MAVIS: Multi-Agent Video Retrieval via Structured Video Understanding
Abstract
The dominant paradigm in video retrieval relies on embedding-based full-corpus scanning, which suffers from inherent computational inefficiency and the semantic asymmetry between information-dense videos and sparse textual queries. To bridge this gap, we introduce MAVIS, a novel multi-agent framework that rethinks retrieval as cooperative reasoning rather than brute-force search. MAVIS first bridges the granularity mismatch by parsing raw videos into a Structured Semantic Library, enabling explicit attribute-level indexing.

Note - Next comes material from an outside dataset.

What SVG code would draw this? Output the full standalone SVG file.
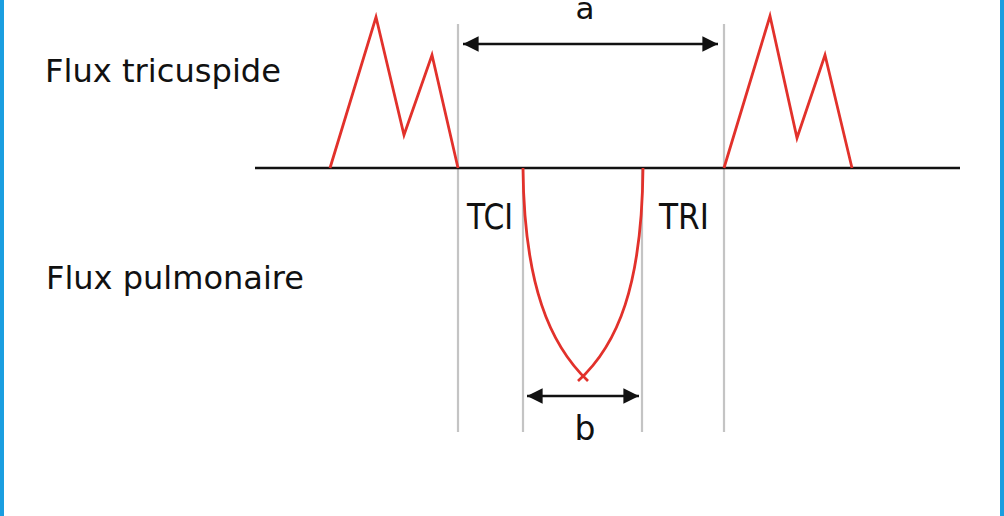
<svg xmlns="http://www.w3.org/2000/svg" width="1004" height="516" viewBox="0 0 1004 516">
<style>
.lbl{font-family:"DejaVu Sans","Liberation Sans",sans-serif;fill:#111;}
.guide{stroke:#c4c4c4;stroke-width:2.2;fill:none;}
.flow{stroke:#e2312b;stroke-width:2.8;fill:none;stroke-linejoin:miter;}
.axis{stroke:#111;stroke-width:2.6;}
.dim{stroke:#111;stroke-width:2.6;marker-start:url(#ah);marker-end:url(#ah);}
</style>
<defs>
<marker id="ah" viewBox="0 0 10 10" refX="10" refY="5" markerWidth="6" markerHeight="6" orient="auto-start-reverse" markerUnits="strokeWidth">
<path d="M0,0 L10,5 L0,10 Z" fill="#111"/>
</marker>
</defs>
<rect x="0" y="0" width="1004" height="516" fill="#fff"/>
<rect x="0" y="0" width="4" height="516" fill="#1a9ee0"/>
<rect x="1000" y="0" width="4" height="516" fill="#1a9ee0"/>
<g id="guides">
<line class="guide" x1="458" y1="24" x2="458" y2="432"/>
<line class="guide" x1="523" y1="168" x2="523" y2="432"/>
<line class="guide" x1="642" y1="168" x2="642" y2="432"/>
<line class="guide" x1="724" y1="24" x2="724" y2="432"/>
</g>
<g id="axis">
<line class="axis" x1="255" y1="168" x2="960" y2="168"/>
</g>
<g id="tricuspid-left">
<polyline class="flow" points="330,168 376,17 404,135 432,55 458,168"/>
</g>
<g id="tricuspid-right">
<polyline class="flow" points="724,168 770,16 797,138 825,55 852,168"/>
</g>
<g id="pulmonary">
<path class="flow" d="M523,168 C524,285 550,345 588,381"/>
<path class="flow" d="M643,168 C642,285 618,345 578,381"/>
</g>
<g id="connectors">
<line class="dim" x1="463" y1="44" x2="718" y2="44"/>
<line class="dim" x1="527" y1="396" x2="639" y2="396"/>
</g>
<g id="labels">
<text class="lbl" x="45" y="82" font-size="32" textLength="236" lengthAdjust="spacingAndGlyphs">Flux tricuspide</text>
<text class="lbl" x="46" y="289" font-size="32" textLength="258" lengthAdjust="spacingAndGlyphs">Flux pulmonaire</text>
<text class="lbl" x="467" y="229" font-size="35" textLength="46" lengthAdjust="spacingAndGlyphs">TCI</text>
<text class="lbl" x="659" y="229" font-size="35" textLength="50" lengthAdjust="spacingAndGlyphs">TRI</text>
<text class="lbl" x="585" y="19" font-size="31" text-anchor="middle">a</text>
<text class="lbl" x="585" y="440" font-size="33" text-anchor="middle">b</text>
</g>
</svg>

During retrieval, a planner decomposes complex user intents into atomic sub-tasks, dispatching specialized agents to independently nominate candidates. Crucially, MAVIS employs a Logic-aware Debate mechanism with a strict veto protocol, where agents collaboratively prune logical mismatches to identify a compact set of ``controversial'' candidates for fine-grained verification. This agentic workflow effectively bypasses the inefficiency of full-library traversal. Extensive experiments on MSR-VTT, MSVD, and ActivityNet demonstrate that MAVIS achieves competitive performance without task-specific fine-tuning, offering a scalable and interpretable alternative to traditional dual-encoder approaches.